## TASK TO COMPLETE
It is required that the lines from the top of the listing through the line with "const H = 265;" be reproduced exactly, excluding pictures.

***** DATA PROVIDED

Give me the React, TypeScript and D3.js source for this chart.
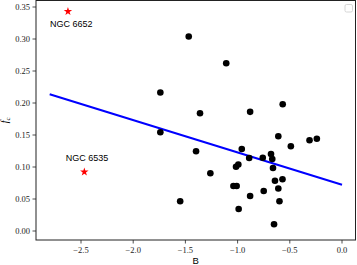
import React from "react";
import * as d3 from "d3";

const W = 357;
const H = 265;

const clusterB = [
  -1.468, -1.109, -1.74, -1.36, -0.88, -0.568, -1.74, -0.61, -0.311, -0.241,
  -1.398, -0.96, -0.49, -0.68, -0.668, -0.759, -0.889, -0.993, -1.015, -0.661,
  -1.261, -0.57, -0.642, -1.04, -1.009, -0.61, -0.75, -0.88, -1.55, -0.599,
  -0.99, -0.651,
];
const clusterFc = [
  0.304, 0.262, 0.2164, 0.1839, 0.1862, 0.198, 0.1542, 0.1481, 0.1419, 0.1441,
  0.1245, 0.1281, 0.1325, 0.1203, 0.1125, 0.1145, 0.1141, 0.1039, 0.1005, 0.0984,
  0.0903, 0.0808, 0.0786, 0.0703, 0.0703, 0.0664, 0.0625, 0.0547, 0.0466, 0.0466,
  0.0344, 0.0106,
];

const outlierNames = ["NGC 6652", "NGC 6535"];
const outlierB = [-2.625, -2.468];
const outlierFc = [0.343, 0.0922];

const fitB = [-2.8, 0.0];
const fitFc = [0.2136, 0.0723];

const xTicks = [-2.5, -2.0, -1.5, -1.0, -0.5, 0.0];
const yTicks = [0.0, 0.05, 0.1, 0.15, 0.2, 0.25, 0.3, 0.35];

const left = 36;
const right = 355.5;
const top = 0.5;
const bottom = 240;

const x = d3.scaleLinear().domain([-2.5, 0]).range([81, 342]);
const y = d3.scaleLinear().domain([0, 0.35]).range([231, 7]);

const fmt = (v: number, d: number) => v.toFixed(d).replace("-", "\u2212");

const tickFont = "'Liberation Serif', 'DejaVu Serif', serif";
const sansFont = "'Liberation Sans', Arial, sans-serif";

export default function App() {
  const line = d3
    .line<number>()
    .x((_, i) => x(fitB[i]))
    .y((_, i) => y(fitFc[i]));
  const star = d3.symbol().type(d3.symbolStar).size(22)() as string;

  return (
    <div style={{ position: "absolute", left: 0, top: 0 }}>
      <svg width={W} height={H} style={{ display: "block", background: "#fff" }}>
        {/* fit line */}
        <path d={line(fitB) as string} stroke="#0000ff" strokeWidth={2} fill="none" />
        {/* clusters */}
        {clusterB.map((b, i) => (
          <circle key={i} cx={x(b)} cy={y(clusterFc[i])} r={3.3} fill="#000" />
        ))}
        {/* outliers */}
        {outlierB.map((b, i) => (
          <g key={i}>
            <path d={star} transform={`translate(${x(b)},${y(outlierFc[i])})`} fill="#ff0000" />
          </g>
        ))}
        <text x={x(outlierB[0]) - 18} y={y(outlierFc[0]) + 16} fontFamily={sansFont} fontSize={9} fill="#000">
          {outlierNames[0]}
        </text>
        <text x={x(outlierB[1]) - 18.5} y={y(outlierFc[1]) - 11} fontFamily={sansFont} fontSize={9} fill="#000">
          {outlierNames[1]}
        </text>
        {/* frame */}
        <rect x={left} y={top} width={right - left} height={bottom - top} fill="none" stroke="#222" strokeWidth={1} />
        {/* x ticks */}
        {xTicks.map((t) => (
          <g key={t}>
            <line x1={x(t)} x2={x(t)} y1={bottom} y2={bottom + 3.5} stroke="#222" strokeWidth={0.8} />
            <text x={x(t)} y={bottom + 13} textAnchor="middle" fontFamily={tickFont} fontSize={8.5} fill="#222">
              {fmt(t, 1)}
            </text>
          </g>
        ))}
        {/* y ticks */}
        {yTicks.map((t) => (
          <g key={t}>
            <line x1={left - 3.5} x2={left} y1={y(t)} y2={y(t)} stroke="#222" strokeWidth={0.8} />
            <text x={left - 6} y={y(t) + 3} textAnchor="end" fontFamily={tickFont} fontSize={8.5} fill="#222">
              {fmt(t, 2)}
            </text>
          </g>
        ))}
        {/* axis labels */}
        <text x={(left + right) / 2} y={bottom + 24} textAnchor="middle" fontFamily={sansFont} fontSize={9.5} fill="#000">
          B
        </text>
        <text
          transform={`translate(8,${(top + bottom) / 2}) rotate(-90)`}
          textAnchor="middle"
          fontFamily={tickFont}
          fontSize={10}
          fill="#000"
        >
          <tspan fontStyle="italic">f</tspan>
          <tspan fontSize={7} dy={2}>c</tspan>
        </text>
        {/* empty legend */}
        <rect x={345} y={4.5} width={7.5} height={7.5} rx={1.5} fill="#fff" stroke="#ccc" strokeWidth={0.8} />
      </svg>
    </div>
  );
}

**********

## COMPLETE ANSWER
Give me the React, TypeScript and D3.js source for this chart.
import React from "react";
import * as d3 from "d3";

const W = 357;
const H = 265;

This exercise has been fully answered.